Good evening, Matāʻutu, capital of the Territoire des îles Wallis-et-Futuna, a French collectivité d’outre-mer in the South Pacific between Tuvalu to the northwest, Fiji to the southwest, Tonga to the southeast, Samoa to the east, and Tokelau to the northeast. If it’s almost 11 p.m. Thursday, April 4, 2019 in the Pacific/Wallis Time Zone, it must be almost 6 a.m. Thursday, April 4, 2019 in the Central Daylight Time Zone here in Thompson Manitoba, right in the centre of Canada, north and south, east and west.

There are 195 countries in the world today, and about 6,500 spoken languages, although 2,000 of those languages have fewer than 1,000 speakers.

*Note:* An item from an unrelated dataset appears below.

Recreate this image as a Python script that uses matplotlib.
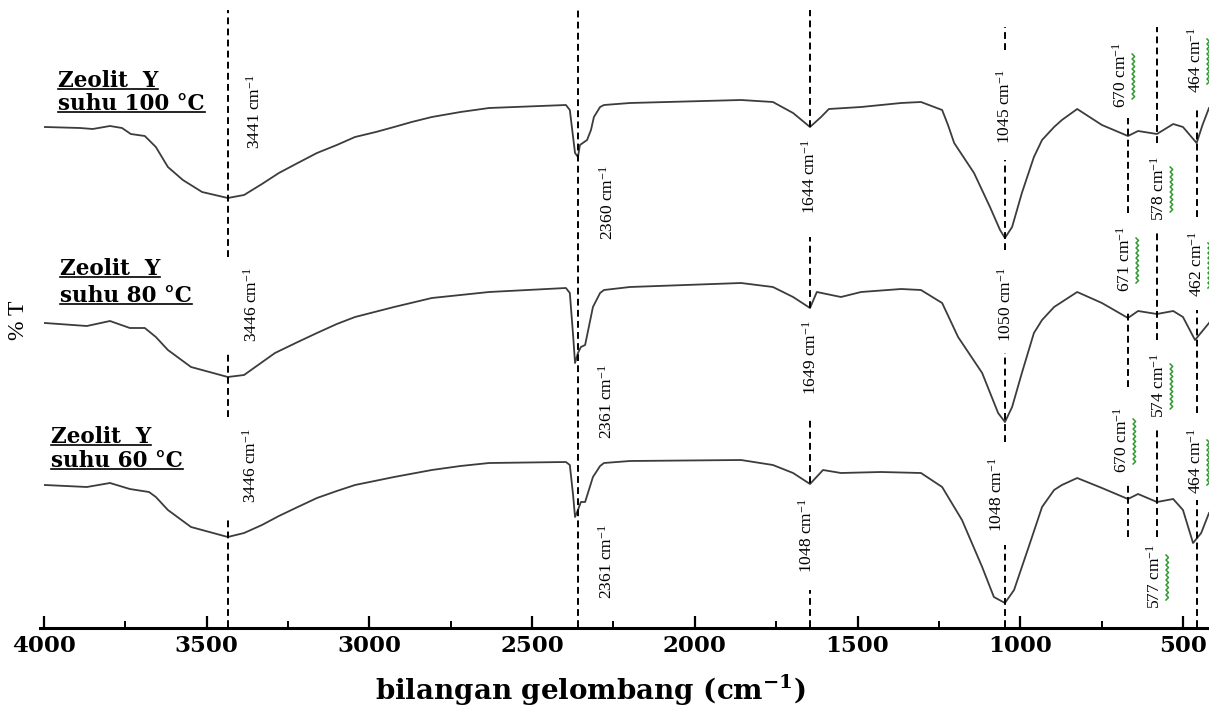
import numpy as np
import matplotlib
matplotlib.use("Agg")
import matplotlib.pyplot as plt
from matplotlib.lines import Line2D

plt.rcParams['mathtext.default'] = 'regular'

# wavenumbers (cm-1) and %T (arbitrary units)
t100_wn = [3997, 3889, 3850, 3797, 3760, 3733, 3690, 3656, 3619, 3573, 3514, 3435, 3385, 3330,
           3278, 3220, 3161, 3100, 3044, 2980, 2924, 2870, 2808, 2720, 2632, 2396, 2384, 2374,
           2368, 2359, 2353, 2331, 2319, 2310, 2291, 2279, 2199, 1858, 1760, 1698, 1646, 1612,
           1588, 1489, 1366, 1305, 1240, 1222, 1203, 1142, 1093, 1062, 1047, 1025, 995, 958,
           933, 896, 872, 825, 749, 669, 638, 580, 530, 500, 458, 440, 420]
t100_T = [513, 512, 511, 514, 512, 506, 504, 493, 473, 460, 448, 442, 445, 456,
          467, 477, 487, 495, 503, 508, 513, 518, 523, 528, 532, 535, 530, 503,
          487, 483, 495, 500, 510, 523, 533, 535, 537, 540, 538, 527, 513, 523,
          531, 533, 537, 538, 530, 515, 497, 467, 433, 410, 402, 413, 447, 483,
          500, 513, 520, 531, 515, 504, 509, 506, 516, 513, 497, 515, 532]

t80_wn = [3997, 3868, 3797, 3736, 3690, 3656, 3619, 3548, 3435, 3385, 3290, 3220, 3161, 3100,
          3044, 2924, 2808, 2720, 2632, 2396, 2384, 2374, 2368, 2359, 2350, 2337, 2313, 2291,
          2279, 2199, 1858, 1760, 1698, 1646, 1625, 1551, 1489, 1366, 1305, 1240, 1191, 1117,
          1068, 1047, 1025, 995, 958, 933, 896, 825, 749, 669, 638, 580, 530, 500, 463, 420]
t80_T = [317, 314, 319, 312, 312, 303, 290, 273, 263, 265, 287, 298, 307, 316,
         323, 333, 342, 345, 348, 352, 347, 305, 277, 287, 293, 295, 333, 347,
         350, 353, 357, 353, 343, 332, 348, 343, 348, 351, 350, 337, 303, 267,
         227, 218, 233, 267, 307, 320, 333, 348, 337, 322, 329, 326, 329, 323, 300, 317]

t60_wn = [3997, 3868, 3797, 3736, 3677, 3656, 3619, 3548, 3435, 3385, 3330, 3278, 3220, 3161,
          3100, 3044, 2924, 2808, 2720, 2632, 2396, 2384, 2374, 2368, 2359, 2350, 2337, 2313,
          2291, 2279, 2199, 1858, 1760, 1698, 1646, 1606, 1551, 1428, 1305, 1240, 1179, 1117,
          1081, 1047, 1019, 970, 933, 896, 872, 825, 749, 669, 638, 580, 530, 500, 469, 444, 420]
t60_T = [155, 153, 157, 151, 148, 143, 130, 113, 103, 107, 115, 124, 133, 142,
         149, 155, 163, 170, 174, 177, 178, 175, 145, 123, 130, 138, 138, 163,
         174, 177, 179, 180, 175, 167, 156, 170, 167, 168, 167, 153, 120, 73,
         43, 37, 50, 97, 133, 150, 155, 162, 152, 141, 146, 138, 141, 130, 97, 107, 127]

# dashed peak guides: wavenumber and the T ranges where the dashes are drawn
guide_wn = [3435, 2359, 1646, 1047, 669, 580, 458]
guide_spans = [
    [(630, 383), (287, 223), (120, 13)],
    [(630, 13)],
    [(630, 513), (403, 332), (223, 157), (50, 13)],
    [(613, 590), (480, 390), (287, 198), (95, 13)],
    [(522, 427), (327, 253), (155, 103)],
    [(613, 497), (407, 300), (210, 103)],
    [(533, 423), (330, 227), (140, 13)],
]

# peak labels: (text value, wn, T) for each sample
peaks_100 = [("3441", 3352, 528), ("2360", 2267, 437), ("1644", 1646, 463), ("1045", 1047, 533),
             ("670", 690, 565), ("578", 573, 452), ("464", 460, 580)]
peaks_80 = [("3446", 3361, 335), ("2361", 2270, 238), ("1649", 1643, 282), ("1050", 1044, 335),
            ("671", 678, 381), ("574", 573, 255), ("462", 457, 376)]
peaks_60 = [("3446", 3364, 174), ("2361", 2270, 78), ("1048", 1655, 104), ("1048", 1071, 145),
            ("670", 687, 200), ("577", 586, 64), ("464", 460, 179)]
squiggly = ["670", "671", "578", "574", "577", "464", "462"]

samples = ["suhu 100 \u00b0C", "suhu 80 \u00b0C", "suhu 60 \u00b0C"]
sample_pos = [(58, 87, 110), (60, 275, 302), (51, 443, 467)]   # x px, baseline px of two lines

W, H = 1209, 707
fig = plt.figure(figsize=(W / 100, H / 100), dpi=100)
ax = fig.add_axes([40 / W, 1 - 628 / H, 1 - 40 / W, 628 / H])
ax.set_xlim(4012, 420)
ax.set_ylim(12, 640)

for wn, T in [(t100_wn, t100_T), (t80_wn, t80_T), (t60_wn, t60_T)]:
    ax.plot(wn, T, color='#3c3c3c', lw=1.3, solid_joinstyle='round')

for wn, spans in zip(guide_wn, guide_spans):
    for top, bot in spans:
        ax.plot([wn, wn], [bot, top], color='black', lw=1.4, linestyle=(0, (3.5, 2.2)))

px_wn = (4012 - 420) / (W - 40)
for peaks in [peaks_100, peaks_80, peaks_60]:
    for val, wn, T in peaks:
        ax.text(wn, T, val + " cm$^{-1}$", rotation=90, ha='center', va='center',
                family='Liberation Serif', fontsize=12.5, color='black')
        if val in squiggly:
            ys = np.arange(T - 24, T + 22, 2.5)
            xs = wn - px_wn * (11 + 2.5 * (np.arange(len(ys)) % 2))
            ax.plot(xs, ys, color='#2e9a2e', lw=1.1)

ax.spines['left'].set_visible(False)
ax.spines['right'].set_visible(False)
ax.spines['top'].set_visible(False)
ax.spines['bottom'].set_linewidth(2.2)
ax.set_yticks([])
ax.set_xticks([4000, 3500, 3000, 2500, 2000, 1500, 1000, 500])
ax.set_xticks([3750, 3250, 2750, 2250, 1750, 1250, 750], minor=True)
ax.tick_params(axis='x', which='major', direction='in', length=9, width=1.6, pad=5)
ax.tick_params(axis='x', which='minor', direction='in', length=5, width=1.4)
for lab in ax.get_xticklabels():
    lab.set_family('DejaVu Serif')
    lab.set_fontweight('bold')
    lab.set_fontsize(16.5)

fig.text(590 / W, 1 - 690 / H, "bilangan gelombang (cm$^{-1}$)", ha='center', va='center',
         family='DejaVu Serif', fontweight='bold', fontsize=20)
fig.text(18 / W, 1 - 320 / H, "% T", rotation=90, ha='center', va='center',
         family='Liberation Serif', fontsize=17)

labels = []
for name, (x, b1, b2) in zip(samples, sample_pos):
    for txt, b in [("Zeolit  Y", b1), (name, b2)]:
        t = fig.text(x / W, 1 - b / H, txt, ha='left', va='baseline',
                     family='DejaVu Serif', fontweight='bold', fontsize=15.5)
        labels.append((t, b))

fig.canvas.draw()
for t, b in labels:
    bb = t.get_window_extent()
    yline = 1 - (b + 2) / H
    fig.add_artist(Line2D([bb.x0 / W, bb.x1 / W], [yline, yline], color='black', lw=1.2))

fig.savefig("out.png", dpi=100)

The most popular language in the world is Mandarin, and there are about 1.2 billion people in the world that speak it, according to the Dallas-based publication Ethnologue: Languages of the World.

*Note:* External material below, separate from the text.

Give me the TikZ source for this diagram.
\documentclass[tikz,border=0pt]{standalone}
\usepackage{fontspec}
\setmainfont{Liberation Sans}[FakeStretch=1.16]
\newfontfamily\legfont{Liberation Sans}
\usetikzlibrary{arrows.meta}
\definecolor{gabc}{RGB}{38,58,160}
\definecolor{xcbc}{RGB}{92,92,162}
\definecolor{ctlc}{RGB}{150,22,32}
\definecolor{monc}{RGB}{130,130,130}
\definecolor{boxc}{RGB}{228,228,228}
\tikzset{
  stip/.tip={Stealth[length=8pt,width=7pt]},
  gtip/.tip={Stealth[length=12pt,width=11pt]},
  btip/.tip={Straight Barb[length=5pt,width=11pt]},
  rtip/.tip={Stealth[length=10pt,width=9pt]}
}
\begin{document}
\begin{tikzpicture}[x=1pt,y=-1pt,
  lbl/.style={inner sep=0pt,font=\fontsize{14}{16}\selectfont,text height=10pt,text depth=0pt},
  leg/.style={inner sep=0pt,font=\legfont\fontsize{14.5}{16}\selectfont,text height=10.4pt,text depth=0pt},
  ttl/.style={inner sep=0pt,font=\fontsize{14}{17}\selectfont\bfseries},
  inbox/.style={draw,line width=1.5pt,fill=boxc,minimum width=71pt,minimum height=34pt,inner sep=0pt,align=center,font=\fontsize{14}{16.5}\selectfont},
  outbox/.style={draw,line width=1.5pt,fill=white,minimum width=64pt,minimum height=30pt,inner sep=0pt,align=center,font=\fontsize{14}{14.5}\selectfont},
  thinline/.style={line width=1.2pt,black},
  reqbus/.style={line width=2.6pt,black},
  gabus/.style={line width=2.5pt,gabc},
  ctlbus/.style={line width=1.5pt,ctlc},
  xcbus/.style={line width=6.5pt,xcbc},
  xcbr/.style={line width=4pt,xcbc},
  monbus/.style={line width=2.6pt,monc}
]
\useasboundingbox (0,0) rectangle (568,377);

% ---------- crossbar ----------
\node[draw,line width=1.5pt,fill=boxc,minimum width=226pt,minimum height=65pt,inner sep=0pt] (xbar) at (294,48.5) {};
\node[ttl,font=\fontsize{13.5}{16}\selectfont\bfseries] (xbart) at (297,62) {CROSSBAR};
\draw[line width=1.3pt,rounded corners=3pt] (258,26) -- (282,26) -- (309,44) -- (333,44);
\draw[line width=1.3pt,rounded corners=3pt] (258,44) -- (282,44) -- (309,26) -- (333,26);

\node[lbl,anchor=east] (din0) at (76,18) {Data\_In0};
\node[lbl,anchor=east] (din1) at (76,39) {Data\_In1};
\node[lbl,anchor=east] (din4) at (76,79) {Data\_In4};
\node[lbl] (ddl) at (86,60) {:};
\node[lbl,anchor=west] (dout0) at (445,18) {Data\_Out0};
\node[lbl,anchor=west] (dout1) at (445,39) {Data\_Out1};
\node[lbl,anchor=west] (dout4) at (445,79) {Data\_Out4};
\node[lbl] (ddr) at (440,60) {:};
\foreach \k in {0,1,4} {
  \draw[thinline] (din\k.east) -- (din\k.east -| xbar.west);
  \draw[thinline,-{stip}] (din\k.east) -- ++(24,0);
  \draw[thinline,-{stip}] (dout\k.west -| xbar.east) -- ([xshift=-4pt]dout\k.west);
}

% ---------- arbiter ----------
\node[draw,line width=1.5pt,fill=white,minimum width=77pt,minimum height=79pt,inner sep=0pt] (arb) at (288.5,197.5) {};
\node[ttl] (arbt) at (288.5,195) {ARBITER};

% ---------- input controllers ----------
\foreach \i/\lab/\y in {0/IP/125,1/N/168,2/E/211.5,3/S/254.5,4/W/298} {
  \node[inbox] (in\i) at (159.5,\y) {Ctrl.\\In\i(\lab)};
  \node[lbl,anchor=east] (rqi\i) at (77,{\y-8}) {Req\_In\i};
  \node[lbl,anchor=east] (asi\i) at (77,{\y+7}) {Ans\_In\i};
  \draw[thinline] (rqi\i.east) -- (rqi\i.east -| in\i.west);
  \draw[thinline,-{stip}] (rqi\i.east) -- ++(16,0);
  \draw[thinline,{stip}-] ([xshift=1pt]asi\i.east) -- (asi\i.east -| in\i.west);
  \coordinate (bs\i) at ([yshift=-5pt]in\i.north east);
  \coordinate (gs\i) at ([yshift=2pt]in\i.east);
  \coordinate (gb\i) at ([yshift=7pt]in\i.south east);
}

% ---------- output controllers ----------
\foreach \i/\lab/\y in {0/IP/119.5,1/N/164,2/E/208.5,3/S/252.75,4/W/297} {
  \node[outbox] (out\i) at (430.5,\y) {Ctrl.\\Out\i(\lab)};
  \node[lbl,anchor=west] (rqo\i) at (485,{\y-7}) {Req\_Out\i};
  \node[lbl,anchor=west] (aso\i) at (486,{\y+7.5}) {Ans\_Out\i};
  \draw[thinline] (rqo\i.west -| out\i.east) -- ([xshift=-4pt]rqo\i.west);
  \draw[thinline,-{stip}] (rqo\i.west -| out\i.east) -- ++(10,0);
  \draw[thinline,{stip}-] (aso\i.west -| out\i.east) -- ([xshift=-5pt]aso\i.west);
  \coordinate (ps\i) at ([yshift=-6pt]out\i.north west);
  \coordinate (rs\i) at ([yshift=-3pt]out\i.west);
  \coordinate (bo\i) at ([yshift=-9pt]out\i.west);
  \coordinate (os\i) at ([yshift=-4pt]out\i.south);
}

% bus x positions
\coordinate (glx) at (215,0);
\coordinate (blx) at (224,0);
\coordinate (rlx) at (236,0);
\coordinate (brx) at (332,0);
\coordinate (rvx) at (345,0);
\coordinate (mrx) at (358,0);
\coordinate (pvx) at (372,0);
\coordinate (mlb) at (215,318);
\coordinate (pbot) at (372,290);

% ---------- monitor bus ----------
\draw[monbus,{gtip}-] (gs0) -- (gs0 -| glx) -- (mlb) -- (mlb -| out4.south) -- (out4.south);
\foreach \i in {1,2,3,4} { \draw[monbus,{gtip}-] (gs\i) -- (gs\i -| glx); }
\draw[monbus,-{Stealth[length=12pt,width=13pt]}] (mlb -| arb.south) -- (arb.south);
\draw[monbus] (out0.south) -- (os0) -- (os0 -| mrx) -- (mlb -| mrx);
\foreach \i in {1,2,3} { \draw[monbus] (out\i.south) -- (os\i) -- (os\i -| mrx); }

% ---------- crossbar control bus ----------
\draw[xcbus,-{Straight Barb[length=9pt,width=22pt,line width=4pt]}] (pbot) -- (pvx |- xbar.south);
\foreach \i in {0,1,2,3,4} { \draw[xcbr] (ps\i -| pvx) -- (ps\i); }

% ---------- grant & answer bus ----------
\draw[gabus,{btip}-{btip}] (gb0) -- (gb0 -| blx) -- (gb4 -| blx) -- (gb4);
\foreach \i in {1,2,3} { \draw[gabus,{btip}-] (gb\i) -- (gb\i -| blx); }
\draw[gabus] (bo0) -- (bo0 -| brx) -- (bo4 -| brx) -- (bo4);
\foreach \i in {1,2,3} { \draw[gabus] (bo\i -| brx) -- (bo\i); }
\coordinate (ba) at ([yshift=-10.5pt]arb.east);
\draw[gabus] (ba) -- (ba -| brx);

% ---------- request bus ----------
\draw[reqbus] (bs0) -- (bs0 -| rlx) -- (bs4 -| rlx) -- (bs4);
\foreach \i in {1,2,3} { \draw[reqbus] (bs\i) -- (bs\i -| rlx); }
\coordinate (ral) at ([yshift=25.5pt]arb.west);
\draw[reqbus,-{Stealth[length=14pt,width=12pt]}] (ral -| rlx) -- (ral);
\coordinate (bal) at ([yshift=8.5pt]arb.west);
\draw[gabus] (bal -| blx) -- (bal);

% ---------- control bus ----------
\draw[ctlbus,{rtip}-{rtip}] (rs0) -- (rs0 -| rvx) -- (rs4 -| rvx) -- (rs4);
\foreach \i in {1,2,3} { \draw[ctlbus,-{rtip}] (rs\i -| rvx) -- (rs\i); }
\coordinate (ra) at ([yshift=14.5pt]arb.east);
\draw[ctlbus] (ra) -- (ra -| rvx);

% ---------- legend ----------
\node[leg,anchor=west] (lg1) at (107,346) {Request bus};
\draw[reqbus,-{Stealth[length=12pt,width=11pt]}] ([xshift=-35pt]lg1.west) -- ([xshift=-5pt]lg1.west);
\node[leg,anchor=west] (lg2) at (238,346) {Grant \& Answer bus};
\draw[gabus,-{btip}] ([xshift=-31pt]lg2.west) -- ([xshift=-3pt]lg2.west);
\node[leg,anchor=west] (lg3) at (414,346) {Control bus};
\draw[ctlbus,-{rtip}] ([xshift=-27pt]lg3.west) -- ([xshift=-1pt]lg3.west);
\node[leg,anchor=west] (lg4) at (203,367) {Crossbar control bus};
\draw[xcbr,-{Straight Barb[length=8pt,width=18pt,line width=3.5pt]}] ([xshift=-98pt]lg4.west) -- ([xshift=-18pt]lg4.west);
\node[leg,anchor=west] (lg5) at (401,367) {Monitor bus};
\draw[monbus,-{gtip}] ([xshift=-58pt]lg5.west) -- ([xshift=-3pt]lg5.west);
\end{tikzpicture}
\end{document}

While we like to think the internet, thanks to the World Wide Web (WWW), invented by Tim (now Sir Timothy) Berners-Lee 30 years ago, is the electronic realization of Marshall McLuhan’s “global village” outlined 30 years before the WWW – then three or six decades into this, depending on whether you want to start counting with television or the internet, my global village is still pretty much English, very much commercial and perhaps surprisingly parochial more so than I might have expected of the near future during those halcyon days of the mid-1990s, when for just a moment I sipped from the new WIRED magazine Kool-Aid, and something more seemed possible. Mind you, in 1995 I was also reading internet pioneer Clifford Stoll’s just published Silicon Snake Oil: Second Thoughts on the Information Highway, where he discussed his ambivalence regarding the future of how the internet would be used and suggested even then the promise of the internet was vastly over-hyped by those with vested interests to do so. An American astronomer by trade, Stoll is best known for his pursuit of hacker Markus Hess, who broke into a computer at the Lawrence Berkeley National Laboratory in 1986, which led to Stoll’s 1989 book called The Cuckoo’s Egg: Tracking a Spy Through the Maze of Computer Espionage, which I also read.

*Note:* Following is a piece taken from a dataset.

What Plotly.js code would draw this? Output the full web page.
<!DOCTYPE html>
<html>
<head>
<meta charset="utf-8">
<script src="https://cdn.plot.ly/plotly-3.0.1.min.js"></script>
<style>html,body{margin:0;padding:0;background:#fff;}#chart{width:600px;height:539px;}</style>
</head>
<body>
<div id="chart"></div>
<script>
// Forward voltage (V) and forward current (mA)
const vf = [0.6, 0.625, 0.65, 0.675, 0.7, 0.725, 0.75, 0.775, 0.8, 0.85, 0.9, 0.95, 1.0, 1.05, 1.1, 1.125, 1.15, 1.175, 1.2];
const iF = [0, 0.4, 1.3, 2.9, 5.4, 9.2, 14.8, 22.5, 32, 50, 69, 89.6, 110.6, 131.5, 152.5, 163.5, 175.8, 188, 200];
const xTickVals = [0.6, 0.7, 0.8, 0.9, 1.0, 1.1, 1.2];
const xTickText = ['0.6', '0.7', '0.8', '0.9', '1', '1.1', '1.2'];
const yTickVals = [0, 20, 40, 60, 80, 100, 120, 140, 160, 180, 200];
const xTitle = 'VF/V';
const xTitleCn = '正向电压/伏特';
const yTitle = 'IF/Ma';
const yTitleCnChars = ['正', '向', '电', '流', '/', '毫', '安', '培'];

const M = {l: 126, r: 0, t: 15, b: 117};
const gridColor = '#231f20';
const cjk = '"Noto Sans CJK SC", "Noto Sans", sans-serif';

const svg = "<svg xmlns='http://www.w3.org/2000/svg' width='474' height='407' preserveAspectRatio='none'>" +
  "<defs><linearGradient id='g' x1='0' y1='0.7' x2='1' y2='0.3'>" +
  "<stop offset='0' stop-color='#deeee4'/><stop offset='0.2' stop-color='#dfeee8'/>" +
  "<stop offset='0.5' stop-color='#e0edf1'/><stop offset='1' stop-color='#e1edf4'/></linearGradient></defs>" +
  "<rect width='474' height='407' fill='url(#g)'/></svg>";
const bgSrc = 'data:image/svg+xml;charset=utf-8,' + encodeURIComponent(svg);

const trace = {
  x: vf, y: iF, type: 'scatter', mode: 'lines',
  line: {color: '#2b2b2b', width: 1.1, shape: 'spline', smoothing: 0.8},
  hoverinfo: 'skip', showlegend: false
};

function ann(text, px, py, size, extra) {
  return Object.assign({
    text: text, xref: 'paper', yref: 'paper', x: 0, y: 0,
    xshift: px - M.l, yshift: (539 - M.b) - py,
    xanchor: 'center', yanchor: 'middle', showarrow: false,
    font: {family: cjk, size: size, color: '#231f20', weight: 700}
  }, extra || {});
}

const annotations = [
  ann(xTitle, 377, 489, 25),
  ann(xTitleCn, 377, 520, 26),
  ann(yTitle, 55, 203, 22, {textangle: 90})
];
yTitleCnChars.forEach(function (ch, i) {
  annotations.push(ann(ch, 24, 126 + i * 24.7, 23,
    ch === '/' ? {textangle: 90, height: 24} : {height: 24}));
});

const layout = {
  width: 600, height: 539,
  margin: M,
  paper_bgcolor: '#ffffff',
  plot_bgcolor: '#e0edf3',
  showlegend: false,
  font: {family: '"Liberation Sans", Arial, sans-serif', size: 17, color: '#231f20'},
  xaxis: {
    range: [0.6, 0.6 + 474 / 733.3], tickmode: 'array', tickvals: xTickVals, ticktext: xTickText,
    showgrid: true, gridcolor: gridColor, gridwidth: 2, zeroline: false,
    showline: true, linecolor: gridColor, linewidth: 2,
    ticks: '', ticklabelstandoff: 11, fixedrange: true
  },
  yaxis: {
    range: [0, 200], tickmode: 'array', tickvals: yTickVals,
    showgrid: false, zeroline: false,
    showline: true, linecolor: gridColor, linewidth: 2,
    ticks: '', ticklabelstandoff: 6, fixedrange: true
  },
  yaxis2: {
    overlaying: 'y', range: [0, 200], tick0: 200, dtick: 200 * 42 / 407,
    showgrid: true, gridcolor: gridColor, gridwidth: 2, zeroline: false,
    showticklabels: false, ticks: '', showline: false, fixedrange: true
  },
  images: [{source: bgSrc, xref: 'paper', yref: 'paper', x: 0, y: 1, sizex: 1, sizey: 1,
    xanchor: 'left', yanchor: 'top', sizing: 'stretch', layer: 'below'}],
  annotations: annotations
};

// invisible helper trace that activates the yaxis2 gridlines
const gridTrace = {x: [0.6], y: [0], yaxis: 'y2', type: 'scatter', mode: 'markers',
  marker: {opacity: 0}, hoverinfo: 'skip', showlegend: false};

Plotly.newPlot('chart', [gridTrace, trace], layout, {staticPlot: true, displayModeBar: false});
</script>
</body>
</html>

While Stoll was wildly wrong in Silicon Snake Oil in underestimating the future of e-commerce and online news publishing, almost a quarter-century on, the book still stands the test of time, I think, as a general cautionary tale about over-hyping the internet and getting too carried away in our virtual enthusiasms. As early as 1996, as the managing editor of the pioneering Kingston Net-Times, I was, as I recall, urging my readers to follow Stoll’s suggestion to log-off the old dial-up modem mainly back then from time-to-time to bake some chocolate chip cookies (at least that’s what my memory recalls him writing) and to take in a kids’ hockey game at the local arena (my idea).

I’m not sure anyone quite envisioned the angry world of online commenting, trolls, fake news and bots that would materialize sooner than later on the internet.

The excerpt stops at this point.